Advanced statistical techniques like CUPED (Controlled Experiment Using Pre-Experiment Data) and sequential testing offer powerful ways to enhance A/B testing accuracy and efficiency.
CUPED leverages data collected before the experiment starts. By reducing variance in the results, it helps ensure findings are more reliable. This approach can even make it possible to detect meaningful differences between test groups with smaller sample sizes – a big win when resources are limited.
Meanwhile, sequential testing allows for real-time data analysis during the experiment. Instead of waiting until the end, you can pinpoint statistically significant results sooner. This can save both time and resources while still maintaining the integrity of your findings.
Incorporating these methods into A/B testing can help businesses make smarter, faster decisions based on solid data.
What’s the best A/B testing tool for teams with limited technical skills?

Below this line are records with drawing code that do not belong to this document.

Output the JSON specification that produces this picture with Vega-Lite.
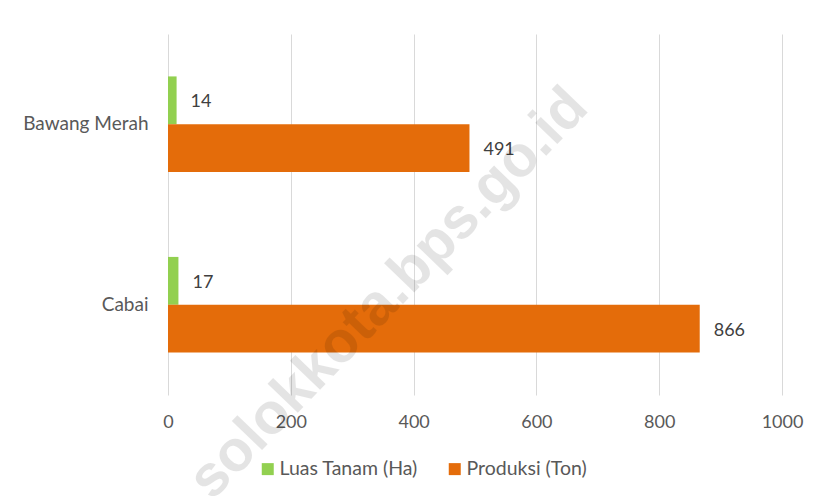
{
  "$schema": "https://vega.github.io/schema/vega-lite/v6.json",
  "width": 614,
  "height": 361,
  "autosize": {"type": "none"},
  "padding": {"left": 168, "top": 34, "right": 39, "bottom": 101},
  "background": "white",
  "config": {"view": {"stroke": null}, "font": "Lato"},
  "datasets": {
    "crops": [
      {"Komoditas": "Bawang Merah", "Seri": "Luas Tanam (Ha)", "Nilai": 14},
      {"Komoditas": "Bawang Merah", "Seri": "Produksi (Ton)", "Nilai": 491},
      {"Komoditas": "Cabai", "Seri": "Luas Tanam (Ha)", "Nilai": 17},
      {"Komoditas": "Cabai", "Seri": "Produksi (Ton)", "Nilai": 866}
    ],
    "mark": [
      {"teks": "solokkota.bps.go.id", "px": 360, "py": 0.28}
    ]
  },
  "layer": [
    {
      "data": {"name": "crops"},
      "encoding": {
        "y": {
          "field": "Komoditas", "type": "nominal",
          "sort": ["Bawang Merah", "Cabai"],
          "scale": {"paddingInner": 0.47, "paddingOuter": 0.235},
          "axis": {"title": null, "domain": false, "ticks": false, "labelPadding": 20, "labelFontSize": 19, "labelColor": "#595959", "grid": false}
        },
        "yOffset": {"field": "Seri", "type": "nominal", "sort": ["Luas Tanam (Ha)", "Produksi (Ton)"]},
        "x": {
          "field": "Nilai", "type": "quantitative",
          "scale": {"domain": [0, 1000], "nice": false},
          "axis": {"title": null, "values": [0, 200, 400, 600, 800, 1000], "format": "d", "grid": true, "gridColor": "#d9d9d9", "gridWidth": 1, "domain": false, "ticks": false, "labelFlush": false, "labelOverlap": false, "labelPadding": 18, "labelFontSize": 18, "labelColor": "#595959"}
        }
      },
      "layer": [
        {
          "mark": {"type": "bar"},
          "encoding": {
            "color": {
              "field": "Seri", "type": "nominal",
              "scale": {"domain": ["Luas Tanam (Ha)", "Produksi (Ton)"], "range": ["#92D050", "#E46C0A"]},
              "legend": {"title": null, "orient": "none", "legendX": 90, "legendY": 425, "direction": "horizontal", "symbolType": "square", "symbolSize": 144, "symbolStrokeWidth": 0, "labelFontSize": 19.5, "labelColor": "#595959", "labelOffset": 2, "columnPadding": 27, "padding": 0}
            }
          }
        },
        {
          "mark": {"type": "text", "align": "left", "baseline": "middle", "dx": 14, "dy": 2, "fontSize": 18, "color": "#404040"},
          "encoding": {
            "text": {"field": "Nilai", "type": "quantitative"}
          }
        }
      ]
    },
    {
      "data": {"name": "mark"},
      "mark": {"type": "text", "align": "center", "baseline": "middle", "angle": -46, "fontSize": 58, "fontWeight": "bold", "font": "Liberation Sans", "color": "#000000", "opacity": 0.1},
      "encoding": {
        "x": {"field": "px", "type": "quantitative"},
        "y": {"field": "py", "type": "quantitative", "scale": {"domain": [0, 1]}, "axis": null},
        "text": {"field": "teks", "type": "nominal"}
      }
    }
  ],
  "resolve": {"scale": {"y": "independent"}, "axis": {"y": "independent"}}
}
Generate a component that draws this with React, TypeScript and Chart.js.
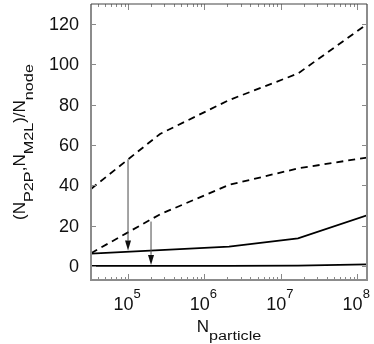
import React, { useEffect, useRef } from "react";
import { Chart, registerables } from "chart.js";

Chart.register(...registerables);

// ---- data ----
const X_VALUES = [32768, 262144, 2097152, 16777216, 134217728];
const UPPER_DASHED = [38.2, 65.5, 82.3, 95.5, 120];
const LOWER_DASHED = [6.3, 25.6, 40.2, 48.4, 53.8];
const UPPER_SOLID = [6.1, 7.8, 9.6, 13.7, 25.1];
const LOWER_SOLID = [0, 0, 0, 0.1, 0.8];

const Y_TICKS = [0, 20, 40, 60, 80, 100, 120];
const X_TICK_EXPONENTS = [5, 6, 7, 8];

const ARROW_X = [100000, 200000];
const ARROW_FROM = [52.9, 22];
const ARROW_TO = [7.6, 0.5];

const X_MIN = 32768;
const X_MAX = 134217728;
const Y_MIN = -7;
const Y_MAX = 130;

const FONT = "'Liberation Sans', Arial, Helvetica, sans-serif";

function drawSegments(ctx: CanvasRenderingContext2D, segs: [string, boolean][], cx: number, base: number) {
  const MAIN = 17;
  const SUB = 12;
  const STRETCH = 1.35;
  const SUB_OFF = 8;
  const widths = segs.map(([t, sub]) => {
    ctx.font = `${sub ? SUB : MAIN}px ${FONT}`;
    return ctx.measureText(t).width * (sub ? STRETCH : 1);
  });
  const total = widths.reduce((a, b) => a + b, 0);
  let xPos = cx - total / 2;
  segs.forEach(([t, sub], i) => {
    ctx.font = `${sub ? SUB : MAIN}px ${FONT}`;
    ctx.save();
    ctx.translate(xPos, base + (sub ? SUB_OFF : 0));
    if (sub) ctx.scale(STRETCH, 1);
    ctx.textAlign = "left";
    ctx.textBaseline = "alphabetic";
    ctx.fillText(t, 0, 0);
    ctx.restore();
    xPos += widths[i];
  });
}

const decorPlugin = {
  id: "decor",
  afterDraw(chart: any) {
    const { ctx, chartArea } = chart;
    const { left, right, top, bottom } = chartArea;
    const xs = chart.scales.x;
    const ys = chart.scales.y;
    ctx.save();

    // arrows
    ARROW_X.forEach((ax, i) => {
      const px = xs.getPixelForValue(ax);
      const p1 = ys.getPixelForValue(ARROW_FROM[i]);
      const p2 = ys.getPixelForValue(ARROW_TO[i]);
      const head = 10;
      ctx.strokeStyle = "#4a4a4a";
      ctx.lineWidth = 1;
      ctx.beginPath();
      ctx.moveTo(px, p1);
      ctx.lineTo(px, p2 - head);
      ctx.stroke();
      ctx.fillStyle = "#111";
      ctx.beginPath();
      ctx.moveTo(px, p2);
      ctx.lineTo(px - 3, p2 - head);
      ctx.lineTo(px + 3, p2 - head);
      ctx.closePath();
      ctx.fill();
    });

    // ticks
    ctx.strokeStyle = "#888";
    ctx.lineWidth = 1;
    ctx.beginPath();
    for (let d = 4; d <= 8; d++) {
      for (let m = 1; m <= 9; m++) {
        const v = m * Math.pow(10, d);
        if (v < X_MIN || v > X_MAX) continue;
        const px = Math.round(xs.getPixelForValue(v)) + 0.5;
        const len = m === 1 ? 6 : 3;
        ctx.moveTo(px, bottom);
        ctx.lineTo(px, bottom - len);
        ctx.moveTo(px, top);
        ctx.lineTo(px, top + len);
      }
    }
    Y_TICKS.forEach((v) => {
      const py = Math.round(ys.getPixelForValue(v)) + 0.5;
      ctx.moveTo(left, py);
      ctx.lineTo(left + 5, py);
      ctx.moveTo(right, py);
      ctx.lineTo(right - 5, py);
    });
    ctx.stroke();

    // frame
    ctx.strokeStyle = "#8c8c8c";
    ctx.lineWidth = 2;
    ctx.beginPath();
    ctx.moveTo(left, top);
    ctx.lineTo(left, bottom);
    ctx.lineTo(right, bottom);
    ctx.lineTo(right, top);
    ctx.stroke();
    ctx.strokeStyle = "#444";
    ctx.lineWidth = 1.2;
    ctx.beginPath();
    ctx.moveTo(left, top);
    ctx.lineTo(right, top);
    ctx.stroke();

    // y tick labels
    ctx.fillStyle = "#111";
    ctx.font = `18px ${FONT}`;
    ctx.textAlign = "right";
    ctx.textBaseline = "middle";
    Y_TICKS.forEach((v) => {
      ctx.fillText(String(v), 79, ys.getPixelForValue(v) + 1);
    });

    // x tick labels
    X_TICK_EXPONENTS.forEach((e) => {
      const px = xs.getPixelForValue(Math.pow(10, e));
      ctx.font = `18px ${FONT}`;
      const w1 = ctx.measureText("10").width;
      ctx.font = `13px ${FONT}`;
      const w2 = ctx.measureText(String(e)).width;
      const x0 = px - (w1 + w2) / 2 - 1;
      ctx.textAlign = "left";
      ctx.textBaseline = "alphabetic";
      ctx.font = `18px ${FONT}`;
      ctx.fillText("10", x0, 310);
      ctx.font = `13px ${FONT}`;
      ctx.fillText(String(e), x0 + w1, 298);
    });

    // x title
    drawSegments(ctx, [["N", false], ["particle", true]], (left + right) / 2, 332);

    // y title
    ctx.save();
    ctx.translate(25, 142);
    ctx.rotate(-Math.PI / 2);
    drawSegments(
      ctx,
      [
        ["(", false],
        ["N", false],
        ["P2P", true],
        [",", false],
        ["N", false],
        ["M2L", true],
        [")", false],
        ["/", false],
        ["N", false],
        ["node", true],
      ],
      0,
      0
    );
    ctx.restore();

    ctx.restore();
  },
};

export default function App() {
  const ref = useRef<HTMLCanvasElement | null>(null);
  useEffect(() => {
    if (!ref.current) return;
    const mk = (vals: number[], dashed: boolean) => ({
      data: X_VALUES.map((x, i) => ({ x, y: vals[i] })),
      borderColor: "#000",
      borderWidth: 1.8,
      borderDash: dashed ? [7, 5] : [],
      pointRadius: 0,
      fill: false,
      tension: 0,
    });
    const chart = new Chart(ref.current, {
      type: "line",
      data: {
        datasets: [
          mk(UPPER_DASHED, true),
          mk(LOWER_DASHED, true),
          mk(UPPER_SOLID, false),
          mk(LOWER_SOLID, false),
        ],
      },
      options: {
        animation: false,
        responsive: false,
        devicePixelRatio: 1,
        layout: { padding: { top: 4, right: 7, left: 0, bottom: 0 } },
        plugins: { legend: { display: false }, tooltip: { enabled: false } },
        scales: {
          x: {
            type: "logarithmic",
            min: X_MIN,
            max: X_MAX,
            ticks: { display: false },
            grid: { display: false },
            border: { display: false },
            afterFit: (s: any) => {
              s.height = 64;
            },
          },
          y: {
            type: "linear",
            min: Y_MIN,
            max: Y_MAX,
            ticks: { display: false },
            grid: { display: false },
            border: { display: false },
            afterFit: (s: any) => {
              s.width = 91;
            },
          },
        },
      } as any,
      plugins: [decorPlugin],
    });
    return () => chart.destroy();
  }, []);
  return (
    <div style={{ position: "absolute", left: 0, top: 0, width: 374, height: 344, background: "#fff" }}>
      <canvas ref={ref} width={374} height={344} style={{ display: "block" }} />
    </div>
  );
}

For teams with limited technical skills, Zoho PageSense stands out as a solid option. Its visual editor is easy to navigate, and the dashboard is designed to be user-friendly. Marketers can set up, execute, and evaluate A/B tests without touching a single line of code. Thanks to its simplicity and budget-friendly pricing, it’s a popular pick for smaller teams or those just starting with A/B testing.
Another no-code alternative is VWO, which offers a hassle-free testing process along with built-in behavioral insights. That said, many users find its interface slightly less intuitive compared to Zoho PageSense.
For teams in the U.S. that prefer a drag-and-drop workflow, Zoho PageSense remains a top choice.